Kematian tragis Prajurit Dua (Prada) Lucky Chepril Saputra Namo (23) di tangan para seniornya kembali memunculkan sorotan tajam publik terhadap praktik senioritas berbahaya di tubuh Tentara Nasional Indonesia Angkatan Darat (TNI AD).
Insiden yang terjadi pada 6 Agustus di markas Batalyon Teritorial Pembangunan 834/Wakanga Mere, Nagekeo, Nusa Tenggara Timur ini tidak hanya meninggalkan duka mendalam, tetapi juga mengingatkan bahwa kekerasan berbasis senioritas antara prajurit senior dan junior masih menjadi persoalan serius yang bahkan kerap dianggap sebagai “tradisi” di lingkungan militer.
Prada Lucky meninggal dunia setelah menjalani perawatan intensif di Unit Perawatan Intensif (ICU) RSUD Aeramo, Kabupaten Nagekeo. Pihak keluarga menyebut korban mengalami cedera parah, termasuk ginjal bocor dan paru-paru terisi cairan, diduga akibat penganiayaan berulang kali oleh seniornya.
Almarhum sendiri baru 2 bulan masuk TNI AD.
Ketua DPR Puan Maharani menegaskan bahwa hubungan senior-junior di tubuh TNI harus dibangun atas dasar saling menghormati, bukan intimidasi atau kekerasan.

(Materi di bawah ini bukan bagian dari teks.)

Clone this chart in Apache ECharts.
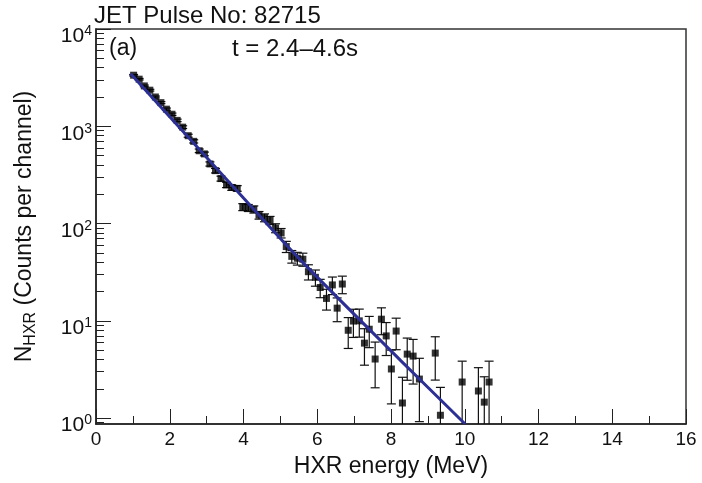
<!DOCTYPE html>
<html>
<head>
<meta charset="utf-8">
<script src="https://cdn.jsdelivr.net/npm/echarts@6/dist/echarts.min.js"></script>
<style>
  html, body { margin: 0; padding: 0; background: #fff; }
  #chart { width: 702px; height: 483px; }
</style>
</head>
<body>
<div id="chart"></div>
<script>
// HXR spectrum, counts per channel vs energy (MeV)
const energy = [
  1.02, 1.17, 1.31, 1.46, 1.61, 1.76, 1.91, 2.06, 2.20, 2.35,
  2.50, 2.65, 2.80, 2.94, 3.09, 3.24, 3.39, 3.54, 3.68, 3.83,
  3.98, 4.13, 4.28, 4.42, 4.57, 4.72, 4.87, 5.02, 5.16, 5.31,
  5.46, 5.61, 5.76, 5.95, 6.08, 6.25, 6.41, 6.54, 6.68, 6.84,
  6.98, 7.14, 7.28, 7.41, 7.57, 7.74, 7.87, 8.01, 8.14, 8.31,
  8.44, 8.60, 8.77, 9.20, 9.34, 9.93, 10.37, 10.53, 10.66
];
const counts = [
  3350, 3050, 2600, 2350, 2000, 1750, 1500, 1330, 1150, 980,
  800, 700, 560, 520, 410, 350, 290, 250, 235, 230,
  148, 145, 140, 122, 115, 108, 90, 80, 58, 46,
  44, 43, 32, 28, 22, 17, 23.4, 13.5, 23.9, 8.0,
  9.95, 10.0, 5.9, 8.2, 4.05, 10.4, 7.0, 3.2, 7.85, 1.43,
  4.55, 4.34, 2.52, 4.66, 1.07, 2.35, 1.90, 1.46, 2.35
];
// statistical uncertainty of each channel
const countErr = [
  57.9, 55.2, 51.0, 48.5, 44.7, 41.8, 38.7, 36.5, 33.9, 31.3,
  28.3, 26.5, 23.7, 22.8, 20.2, 18.7, 17.0, 15.8, 15.3, 15.2,
  12.2, 12.0, 11.8, 11.0, 10.7, 10.4, 9.5, 8.9, 7.6, 6.8,
  6.6, 6.6, 5.7, 5.3, 4.7, 4.1, 4.8, 3.7, 4.9, 2.8,
  3.2, 3.2, 2.4, 2.9, 2.0, 3.2, 2.6, 1.8, 2.8, 1.2,
  2.1, 2.1, 1.6, 2.2, 1.0, 1.5, 1.4, 1.2, 1.5
];
// fitted spectrum
const fitEnergy = [0.94, 2.48, 4.00, 5.54, 8.25, 10.01];
const fitCounts = [3460, 790, 183, 42.3, 3.95, 0.87];

const yMin = 0.87, yMax = 10000;
const yMajorTicks = [1, 10, 100, 1000, 10000];
const yMinorTicks = [
  0.9,
  2, 3, 4, 5, 6, 7, 8, 9,
  20, 30, 40, 50, 60, 70, 80, 90,
  200, 300, 400, 500, 600, 700, 800, 900,
  2000, 3000, 4000, 5000, 6000, 7000, 8000, 9000
];

const FONT = "'Liberation Sans', Arial, Helvetica, sans-serif";
const INK = '#111';
const AXIS = '#222';

const points = energy.map((e, i) => [e, counts[i]]);
const bars = energy.map((e, i) => [e, counts[i], countErr[i]]);
const fit = fitEnergy.map((e, i) => [e, fitCounts[i]]);

const chart = echarts.init(document.getElementById('chart'), null, { renderer: 'canvas' });

chart.setOption({
  backgroundColor: '#fff',
  animation: false,
  grid: {
    left: 96, right: 16, top: 29, bottom: 59,
    show: true, borderColor: '#333', borderWidth: 1.5, backgroundColor: 'transparent'
  },
  graphic: [
    { type: 'text', left: 94, top: 4, style: { text: 'JET Pulse No: 82715', font: '24px ' + FONT, fill: INK } },
    { type: 'text', left: 109, top: 37, style: { text: '(a)', font: '23px ' + FONT, fill: INK } },
    { type: 'text', left: 232, top: 37, style: { text: 't = 2.4\u20134.6s', font: '24px ' + FONT, fill: INK } }
  ],
  xAxis: {
    type: 'value', min: 0, max: 16, interval: 2,
    axisLine: { show: true, lineStyle: { color: AXIS, width: 1.5 } },
    axisTick: { inside: true, length: 15, lineStyle: { color: AXIS, width: 1 } },
    minorTick: { show: true, splitNumber: 2, length: 8, lineStyle: { color: AXIS, width: 1 } },
    splitLine: { show: false },
    axisLabel: { fontSize: 19, fontFamily: FONT, color: INK, margin: 6 },
    name: 'HXR energy (MeV)', nameLocation: 'middle', nameGap: 31,
    nameTextStyle: { fontSize: 23, fontFamily: FONT, color: INK }
  },
  yAxis: [
    {
      type: 'log', min: yMin, max: yMax,
      axisLine: { show: true, lineStyle: { color: AXIS, width: 1.5 } },
      axisTick: { inside: true, length: 15, customValues: yMajorTicks, lineStyle: { color: AXIS, width: 1 } },
      minorTick: { show: false },
      splitLine: { show: false },
      axisLabel: {
        customValues: yMajorTicks,
        margin: 4,
        padding: [15, 0, 0, 0],
        formatter: v => '{b|10}{s|' + Math.round(Math.log10(v)) + '}',
        rich: {
          b: { fontSize: 21, fontFamily: FONT, color: INK, lineHeight: 24, verticalAlign: 'middle' },
          s: { fontSize: 14, fontFamily: FONT, color: INK, lineHeight: 14, verticalAlign: 'top' }
        }
      },
      name: '{n|N}{sub|HXR}{n| (Counts per channel)}',
      nameLocation: 'middle', nameGap: 57,
      nameTextStyle: {
        rich: {
          n: { fontSize: 23, fontFamily: FONT, color: INK, lineHeight: 28, verticalAlign: 'middle' },
          sub: { fontSize: 16, fontFamily: FONT, color: INK, lineHeight: 16, verticalAlign: 'bottom' }
        }
      }
    },
    {
      type: 'log', min: yMin, max: yMax, position: 'left', offset: 0,
      axisLine: { show: false },
      axisTick: { show: true, inside: true, length: 8, customValues: yMinorTicks, lineStyle: { color: AXIS, width: 1 } },
      axisLabel: { show: false },
      minorTick: { show: false },
      splitLine: { show: false }
    }
  ],
  series: [
    {
      type: 'custom',
      name: 'errors',
      xAxisIndex: 0, yAxisIndex: 0,
      clip: true,
      data: bars,
      z: 3,
      renderItem: function (params, api) {
        const e = api.value(0), n = api.value(1), s = api.value(2);
        const hi = api.coord([e, n + s]);
        const low = n - s;
        const lo = api.coord([e, low > 0 ? low : yMin * 0.5]);
        const st = { stroke: INK, lineWidth: 1.2 };
        const cap = 4.5;
        const children = [
          { type: 'line', shape: { x1: hi[0], y1: hi[1], x2: lo[0], y2: lo[1] }, style: st },
          { type: 'line', shape: { x1: hi[0] - cap, y1: hi[1], x2: hi[0] + cap, y2: hi[1] }, style: st }
        ];
        if (low > 0) {
          children.push({ type: 'line', shape: { x1: lo[0] - cap, y1: lo[1], x2: lo[0] + cap, y2: lo[1] }, style: st });
        }
        return { type: 'group', children: children };
      }
    },
    {
      type: 'scatter',
      name: 'data',
      data: points,
      symbol: 'rect',
      symbolSize: 7,
      itemStyle: { color: '#000' },
      z: 4
    },
    {
      type: 'line',
      name: 'fit',
      data: fit,
      showSymbol: false,
      smooth: 0.3,
      clip: true,
      lineStyle: { color: '#2c2f94', width: 3 },
      z: 5
    }
  ]
});
</script>
</body>
</html>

“Hal tersebut tentu saja jangan sampai terulang lagi. Hubungan antara senior dan junior jangan kemudian didasarkan oleh tindak atau perilaku kekerasan, namun bagaimana saling hormat dan menghormati, saling menghargai,” ujarnya dilansir dari Kompas.com di Gedung DPR RI, Senin (11/8).
Anggota Komisi I DPR RI Mayjen TNI (Purn) Tb Hasanuddin juga mengingatkan bahwa senior harus memberi contoh positif.

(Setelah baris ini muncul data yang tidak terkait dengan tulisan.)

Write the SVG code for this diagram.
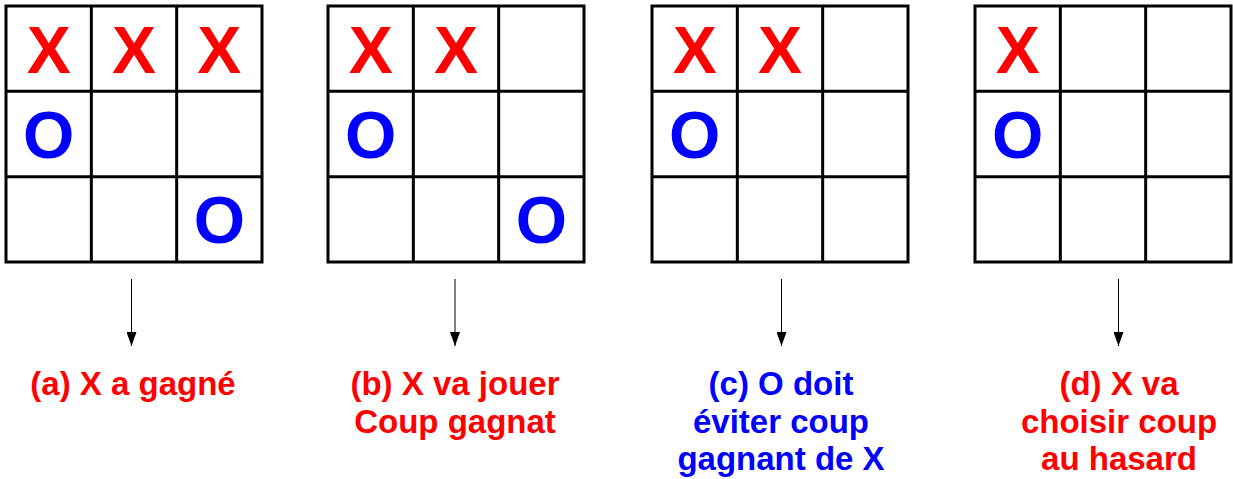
<svg xmlns="http://www.w3.org/2000/svg" width="1233" height="479" viewBox="0 0 1233 479">
<style>
.grid{fill:none;stroke:#000;stroke-width:3}
.x{fill:#ff0000;font-family:"Liberation Sans",Arial,sans-serif;font-weight:bold;font-size:66px;text-anchor:middle}
.o{fill:#0000ff;font-family:"Liberation Sans",Arial,sans-serif;font-weight:bold;font-size:66px;text-anchor:middle}
.lbl{font-family:"Liberation Sans",Arial,sans-serif;font-weight:bold;font-size:33px;text-anchor:middle}
.red{fill:#ff0000}
.blue{fill:#0000ff}
.conn{stroke:#000;stroke-width:1;fill:none;marker-end:url(#ah)}
</style>
<defs>
<marker id="ah" markerUnits="userSpaceOnUse" markerWidth="14" markerHeight="10" refX="14" refY="5" orient="auto" viewBox="0 0 14 10">
<path d="M0,0 L14,5 L0,10 z" fill="#000"/>
</marker>
<g id="board">
<rect class="grid" x="0" y="0" width="256" height="256"/>
<path class="grid" d="M85.33,0 V256 M170.67,0 V256 M0,85.33 H256 M0,170.67 H256"/>
</g>
</defs>
<rect width="1233" height="479" fill="#fff"/>
<g id="board-a" transform="translate(6,6)">
<use href="#board"/>
<text class="x" x="42.67" y="66.5">X</text>
<text class="x" x="128" y="66.5">X</text>
<text class="x" x="213.33" y="66.5">X</text>
<text class="o" x="42.67" y="151.5">O</text>
<text class="o" x="213.33" y="237">O</text>
</g>
<g id="board-b" transform="translate(328,6)">
<use href="#board"/>
<text class="x" x="42.67" y="66.5">X</text>
<text class="x" x="128" y="66.5">X</text>
<text class="o" x="42.67" y="151.5">O</text>
<text class="o" x="213.33" y="237">O</text>
</g>
<g id="board-c" transform="translate(652,6)">
<use href="#board"/>
<text class="x" x="42.67" y="66.5">X</text>
<text class="x" x="128" y="66.5">X</text>
<text class="o" x="42.67" y="151.5">O</text>
</g>
<g id="board-d" transform="translate(975,6)">
<use href="#board"/>
<text class="x" x="42.67" y="66.5">X</text>
<text class="o" x="42.67" y="151.5">O</text>
</g>
<g id="connectors">
<line class="conn" x1="131.5" y1="279" x2="131.5" y2="346"/>
<line class="conn" x1="455" y1="279" x2="455" y2="346"/>
<line class="conn" x1="781.5" y1="279" x2="781.5" y2="346"/>
<line class="conn" x1="1118.5" y1="279" x2="1118.5" y2="346"/>
</g>
<g id="label-a">
<text class="lbl red" x="133" y="395">(a) X a gagné</text>
</g>
<g id="label-b">
<text class="lbl red" x="455" y="395">(b) X va jouer</text>
<text class="lbl red" x="455" y="432.7">Coup gagnat</text>
</g>
<g id="label-c">
<text class="lbl blue" x="781" y="395">(c) O doit</text>
<text class="lbl blue" x="781" y="432.7">éviter coup</text>
<text class="lbl blue" x="781" y="470.4">gagnant de X</text>
</g>
<g id="label-d">
<text class="lbl red" x="1119" y="395">(d) X va</text>
<text class="lbl red" x="1119" y="432.7">choisir coup</text>
<text class="lbl red" x="1119" y="470.4">au hasard</text>
</g>
</svg>
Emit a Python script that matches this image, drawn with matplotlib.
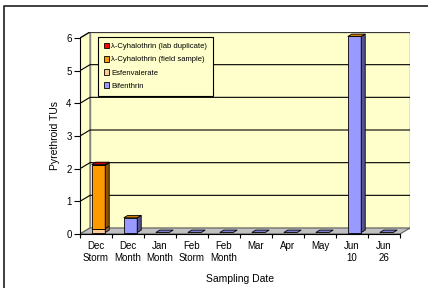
import numpy as np
import matplotlib
matplotlib.use("Agg")
import matplotlib.pyplot as plt
from matplotlib.patches import Polygon, Patch
from matplotlib.lines import Line2D
from matplotlib.colors import to_rgb

plt.rcParams['font.family'] = ['Liberation Sans', 'DejaVu Sans']

# ---- data ----
categories = ["Dec\nStorm", "Dec\nMonth", "Jan\nMonth", "Feb\nStorm", "Feb\nMonth",
              "Mar", "Apr", "May", "Jun\n10", "Jun\n26"]
bifenthrin = [0.0, 0.45, 0.0, 0.0, 0.0, 0.0, 0.0, 0.0, 6.0, 0.0]
esfenvalerate = [0.12, np.nan, np.nan, np.nan, np.nan, np.nan, np.nan, np.nan, np.nan, np.nan]
cyh_field = [1.94, 0.0, np.nan, np.nan, np.nan, np.nan, np.nan, np.nan, 0.0, np.nan]
cyh_lab = [0.02, np.nan, np.nan, np.nan, np.nan, np.nan, np.nan, np.nan, np.nan, np.nan]
series_names = ["Bifenthrin", "Esfenvalerate", "λ-Cyhalothrin (field sample)",
                "λ-Cyhalothrin (lab duplicate)"]
series_colors = ["#9999FF", "#FFCC99", "#FF9900", "#FF0000"]
y_ticks = [0, 1, 2, 3, 4, 5, 6]
y_label = "Pyrethroid TUs"
x_label = "Sampling Date"

series = [bifenthrin, esfenvalerate, cyh_field, cyh_lab]

W, H = 428, 288
fig = plt.figure(figsize=(W / 100, H / 100), dpi=100)
fig.patch.set_facecolor("white")

# axes placement (pixels)
ax_l, ax_r, ax_b, ax_t = 80, 410, 234, 32
ax = fig.add_axes([ax_l / W, 1 - ax_b / H, (ax_r - ax_l) / W, (ax_b - ax_t) / H])
ax.set_facecolor("none")

n = len(categories)
ymax = 6
DX = 10 / 32.0
DY = 6 / 32.7
ax.set_xlim(-0.5, n - 0.5 + DX)
ax.set_ylim(0, ymax + DY)

wall_c = "#FFFFCC"
edge_c = "#808080"
# back wall
ax.add_patch(Polygon([(-0.5 + DX, DY), (n - 0.5 + DX, DY), (n - 0.5 + DX, ymax + DY),
                      (-0.5 + DX, ymax + DY)], closed=True, facecolor=wall_c,
                     edgecolor=edge_c, lw=1.0, zorder=0))
# left wall
ax.add_patch(Polygon([(-0.5, 0), (-0.5 + DX, DY), (-0.5 + DX, ymax + DY), (-0.5, ymax)],
                     closed=True, facecolor=wall_c, edgecolor=edge_c, lw=1.0, zorder=0))
# floor
ax.add_patch(Polygon([(-0.5, 0), (n - 0.5, 0), (n - 0.5 + DX, DY), (-0.5 + DX, DY)],
                     closed=True, facecolor="#C0C0C0", edgecolor="#606060", lw=0.8, zorder=0.5))
# gridlines
for t in y_ticks[1:]:
    ax.plot([-0.5, -0.5 + DX, n - 0.5 + DX], [t, t + DY, t + DY], color="black",
            lw=0.8, zorder=0.8)

# bars
w = 0.42
f0, f1 = 0.25, 0.65


def shade(c, k):
    r, g, b = to_rgb(c)
    return (r * k, g * k, b * k)


for i in range(n):
    bottom = 0.0
    top_color = None
    for s, col in zip(series, series_colors):
        v = s[i]
        if np.isnan(v):
            continue
        x0 = i - w / 2 + f0 * DX
        x1 = i + w / 2 + f0 * DX
        y0 = bottom + f0 * DY
        y1 = bottom + v + f0 * DY
        ddx = (f1 - f0) * DX
        ddy = (f1 - f0) * DY
        if v > 0:
            ax.bar(i + f0 * DX, v, width=w, bottom=y0, color=col, edgecolor="black",
                   lw=0.6, zorder=2 + i * 0.01)
            ax.add_patch(Polygon([(x1, y0), (x1 + ddx, y0 + ddy), (x1 + ddx, y1 + ddy), (x1, y1)],
                                 closed=True, facecolor=shade(col, 0.55), edgecolor="black",
                                 lw=0.6, zorder=2 + i * 0.01))
        bottom += v
        top_color = col
    if top_color is not None:
        x0 = i - w / 2 + f0 * DX
        x1 = i + w / 2 + f0 * DX
        yt = bottom + f0 * DY
        ddx = (f1 - f0) * DX
        ddy = (f1 - f0) * DY
        ax.add_patch(Polygon([(x0, yt), (x1, yt), (x1 + ddx, yt + ddy), (x0 + ddx, yt + ddy)],
                             closed=True, facecolor=shade(top_color, 0.8), edgecolor="black",
                             lw=0.6, zorder=2.005 + i * 0.01))

# axes styling
for sp in ["top", "right"]:
    ax.spines[sp].set_visible(False)
ax.spines["left"].set_bounds(0, ymax)
ax.spines["left"].set_position(("data", -0.5))
ax.spines["bottom"].set_bounds(-0.5, n - 0.5)
ax.spines["left"].set_linewidth(0.8)
ax.spines["bottom"].set_linewidth(0.8)
ax.set_yticks(y_ticks)
ax.set_yticklabels([str(t) for t in y_ticks])
ax.tick_params(axis="y", length=4, width=0.8, pad=2, labelsize=7)
ax.set_xticks(range(n))
ax.set_xticklabels(categories, fontsize=7, linespacing=1.3)
ax.set_xticks(np.arange(-0.5, n, 1.0), minor=True)
ax.tick_params(axis="x", which="major", length=0, pad=5)
ax.tick_params(axis="x", which="minor", length=3, width=0.8)

# legend
handles = [Patch(facecolor=c, edgecolor="black", lw=0.6, label=lab)
           for c, lab in zip(series_colors, series_names)][::-1]
leg = ax.legend(handles=handles, loc="upper left", bbox_to_anchor=(0.0545, 0.975),
                borderaxespad=0, fontsize=5.5, frameon=True, fancybox=False,
                handlelength=0.75, handleheight=0.75, handletextpad=0.2,
                labelspacing=0.75, borderpad=0.75)
leg.get_frame().set_edgecolor("black")
leg.get_frame().set_linewidth(0.8)
leg.get_frame().set_facecolor(wall_c)
leg.get_frame().set_alpha(1)
leg.set_zorder(10)

# axis labels
fig.text(55 / W, 1 - 136 / H, y_label, rotation=90, ha="center", va="center", fontsize=7.5)
fig.text(240 / W, 1 - 279 / H, x_label, ha="center", va="center", fontsize=7.5)

# outer chart border (left and top visible)
fig.add_artist(Line2D([4 / W, 4 / W, 1.05], [-0.05, 1 - 6 / H, 1 - 6 / H],
                      transform=fig.transFigure, color="#303030", lw=1.3))

fig.savefig("out.png", dpi=100)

“Jangan ada sifat arogansi lah. Ya biasa-biasa saja. Toh sesudah pensiun, kita kembali menjadi masyarakat biasa. Seharusnya memberi contoh, memberikan arahan yang positif. Itu harapan saya,” tuturnya.
20 PRAJURIT JADI TERSANGKA, APA MOTIF?
Pangdam IX/Udayana Mayjen TNI Piek Budyakto mengungkapkan bahwa 20 prajurit telah ditetapkan sebagai tersangka, termasuk seorang perwira muda berpangkat Letnan Dua yang menjabat sebagai komandan peleton. Perwira tersebut diduga dengan sengaja memberi kesempatan bawahannya untuk melakukan kekerasan terhadap Prada Lucky.

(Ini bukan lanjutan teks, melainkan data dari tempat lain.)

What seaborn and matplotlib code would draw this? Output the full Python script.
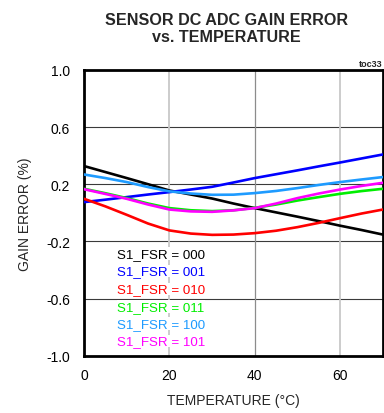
import numpy as np
import pandas as pd
import matplotlib
matplotlib.use("Agg")
import matplotlib.pyplot as plt
import seaborn as sns

# ---- data ----
temperature = [0, 5, 10, 15, 20, 25, 30, 35, 40, 45, 50, 55, 60, 65, 70]
fsr_000 = [0.327, 0.285, 0.243, 0.200, 0.156, 0.128, 0.100, 0.065, 0.033, 0.003, -0.027, -0.058, -0.090, -0.120, -0.152]
fsr_001 = [0.075, 0.092, 0.110, 0.128, 0.145, 0.163, 0.182, 0.212, 0.243, 0.270, 0.297, 0.325, 0.352, 0.380, 0.408]
fsr_010 = [0.098, 0.045, -0.014, -0.075, -0.123, -0.145, -0.154, -0.152, -0.142, -0.125, -0.100, -0.070, -0.037, -0.005, 0.023]
fsr_011 = [0.168, 0.137, 0.103, 0.065, 0.033, 0.018, 0.012, 0.018, 0.035, 0.058, 0.086, 0.110, 0.133, 0.152, 0.168]
fsr_100 = [0.268, 0.243, 0.215, 0.180, 0.150, 0.135, 0.126, 0.127, 0.138, 0.153, 0.173, 0.195, 0.215, 0.233, 0.250]
fsr_101 = [0.165, 0.132, 0.098, 0.058, 0.023, 0.010, 0.007, 0.017, 0.033, 0.065, 0.103, 0.135, 0.163, 0.188, 0.210]

series_names = ["S1_FSR = 000", "S1_FSR = 001", "S1_FSR = 010",
                "S1_FSR = 011", "S1_FSR = 100", "S1_FSR = 101"]
series_values = [fsr_000, fsr_001, fsr_010, fsr_011, fsr_100, fsr_101]
series_colors = ["#000000", "#0000FF", "#FF0000", "#00EE00", "#1E9BFF", "#FF00FF"]

x_ticks = [0, 20, 40, 60]
y_ticks = [-1.0, -0.6, -0.2, 0.2, 0.6, 1.0]
y_tick_labels = ["-1.0", "-0.6", "-0.2", "0.2", "0.6", "1.0"]

df = pd.concat(
    [pd.DataFrame({"Temperature": temperature, "Gain error": vals, "Series": name})
     for name, vals in zip(series_names, series_values)],
    ignore_index=True,
)

sns.set_style("white")
plt.rcParams["font.family"] = ["Liberation Sans", "DejaVu Sans"]

fig = plt.figure(figsize=(3.84, 4.14), dpi=100)
ax = fig.add_axes([0.219, 0.138, 0.778, 0.691])

# gridlines
for yv in [-0.6, -0.2, 0.2, 0.6]:
    ax.axhline(yv, color="#3a3a3a", lw=0.8, zorder=1)
for xv, c, w in [(20, "#c8c8c8", 1.3), (40, "#8c8c8c", 0.9), (60, "#c8c8c8", 1.3)]:
    ax.axvline(xv, color=c, lw=w, zorder=1)

sns.lineplot(data=df, x="Temperature", y="Gain error", hue="Series",
             palette=dict(zip(series_names, series_colors)),
             hue_order=series_names, legend=False, lw=1.9, ax=ax, zorder=3)

ax.set_xlim(0, 70)
ax.set_ylim(-1.0, 1.0)
ax.set_xticks(x_ticks)
ax.set_xticklabels([str(t) for t in x_ticks])
ax.set_yticks(y_ticks)
ax.set_yticklabels(y_tick_labels)
ax.tick_params(axis="both", length=0, labelsize=10, colors="#000000")
ax.tick_params(axis="x", pad=9)
ax.tick_params(axis="y", pad=10)

for sp in ["left", "bottom", "top", "right"]:
    ax.spines[sp].set_linewidth(2.0)
    ax.spines[sp].set_color("black")

ax.set_xlabel("TEMPERATURE (°C)", fontsize=10, labelpad=8)
ax.set_ylabel("GAIN ERROR (%)", fontsize=10, labelpad=10)

# legend-like labels
ys = [0.357, 0.297, 0.234, 0.172, 0.112, 0.052]
for name, col, yy in zip(series_names, series_colors, ys):
    ax.text(0.257, yy, name, color=col, fontsize=9.6, ha="center", va="center",
            transform=ax.transAxes, zorder=4,
            bbox=dict(facecolor="white", edgecolor="none", pad=0.3))

fig.text(0.59, 0.968, "SENSOR DC ADC GAIN ERROR\nvs. TEMPERATURE",
         ha="center", va="top", fontsize=11.6, fontweight="bold",
         linespacing=1.15)
fig.text(0.995, 0.833, "toc33", ha="right", va="bottom", fontsize=6.5,
         fontweight="bold")

fig.savefig("out.png", dpi=100)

Seluruh tersangka kini menjalani pemeriksaan intensif oleh Polisi Militer Kodam IX/Udayana.
Kepala Dinas Penerangan Angkatan Darat (Kadispenad) Brigjen TNI Wahyu Yudhayana mengungkapkan bahwa peristiwa ini bermula dari kegiatan pembinaan prajurit. Namun, ia menegaskan kekerasan bukan bagian dari prosedur pembinaan resmi dan insiden ini akan menjadi bahan evaluasi mendalam di satuan operasional.
Menurut Wahyu, kekerasan dilakukan menggunakan anggota tubuh, bukan senjata atau alat lain.
“Tidak ada alat ya, lebih kepada menggunakan anggota badan tangan,” jelasnya.
Dalam insiden tersebut, seorang prajurit lain selamat dan kini dalam kondisi sehat. Perbedaan nasib antara korban dan rekannya diduga terkait kondisi fisik, kesehatan, dan perlakuan berbeda yang diterima masing-masing prajurit.
Kakak korban, Lusy Namo, mengungkap bahwa adiknya mengalami luka parah akibat penganiayaan berulang kali, termasuk saat pergantian piket.
“Ginjalnya bocor dan paru-parunya ada cairan yang harus mendapat penanganan medis secara intensif,” bebernya di Asrama TNI Kuanino, Kota Kupang, NTT, dikutip dari detikBali.